Brandt's motivation comes not only from his business sense but also from a yearning for the 'truth'. He had become frustrated, he says, with churchgoers who followed the church but didn't look into their own hearts to find change. MRA and the CCBI helped him to find an 'unadulterated' way of reaching that truth. Ever since, he has been coming to the conferences to learn and give his experience to others.

People at the start of their working lives came to learn from experiences like these and to discuss their own problems. Anastasia Antsoupova, a 22-year-old director of a company importing car parts in Novosibirsk, central Russia, was one. She saw the need to practise 'gymnastics for the spirit' in order to keep the human skills of integrity and honesty, essential in dealing with employees, suppliers and customers. Coming to the CCBI, and attending a training course in values for democracy in her home city, provided a 'gymnasium' which she felt would keep 'love in her heart' and give her 'a pure and unselfish nature'.

Caux and the CCBI provide a safe place for people to explore such ideas -- and experiment with other philosophies. One person who pushed out the boundaries this year was Indian management consultant Arun Wakhlu. Coming from an Eastern spiritual background he encouraged the participants 'to see the whole of the sky that the windows of religion simply look out on'. It would be easy to think that a world-view of this kind would be sneered at by the hard-nosed businessmen from transnational corporations who employ his services. But Wakhlu takes as his starting point the problems that a particular business is facing and then, 'because all problems are rooted in the spirit', works with the managers to tackle them. His own company reflects this, stating as its priorities the development of its employees, followed by quality service to its customers and finally the generation of profit in order to achieve the first two.

The benefits of the CCBI are personal as well as global. Bruce Myers, a young American financial worker, said he found that ethics versus personal opportunity could be a hard choice; the kind of hard choice that most of those making their way in business will have to grapple with.
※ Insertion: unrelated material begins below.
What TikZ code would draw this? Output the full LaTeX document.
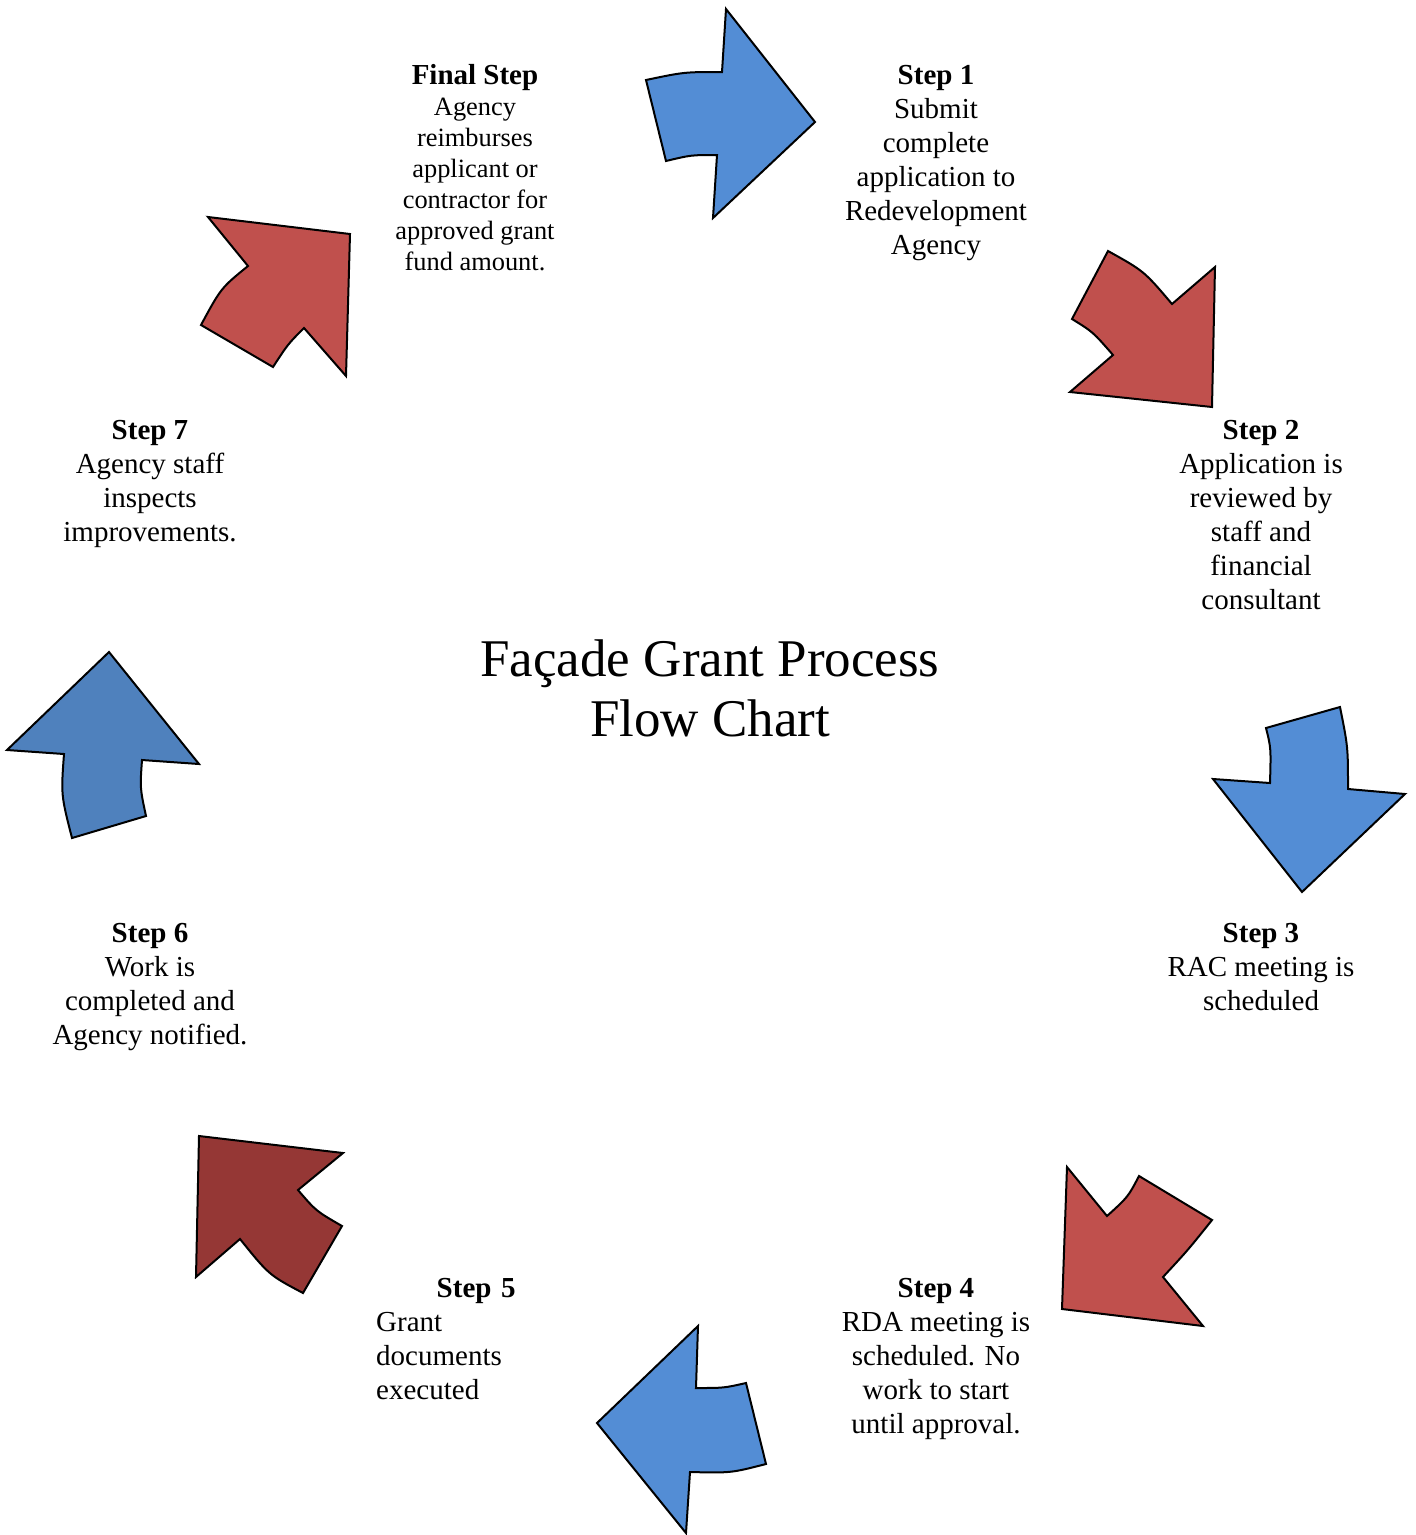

Often people don't speak out for fear of rocking the boat and jeopardizing their career prospects. He hoped that the discussions he had at the Junior Round Table (a CCBI forum) would help him to make the right choices in the future.
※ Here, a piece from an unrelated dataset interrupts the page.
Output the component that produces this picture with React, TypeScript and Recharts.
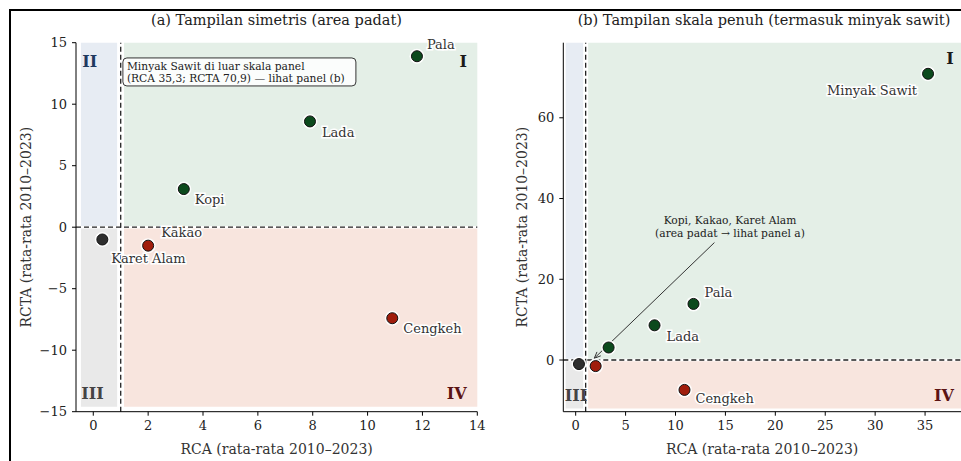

Kees Scheijgrond, a former Dutch naval officer and one of the CCBI coordinators, felt that this year's event was more spiritual than ever before -- a view which I, as a participant, would agree with.

Economies need 'a human face' that cares for the disadvantaged, gives opportunity to the needy and vitality to culture. It is easy to forget that economies are not ends in themselves but a means to an end. The ends can be achieved through the work of individuals, like those who attended the CCBI, who light candles in the darkness that will turn into a fire.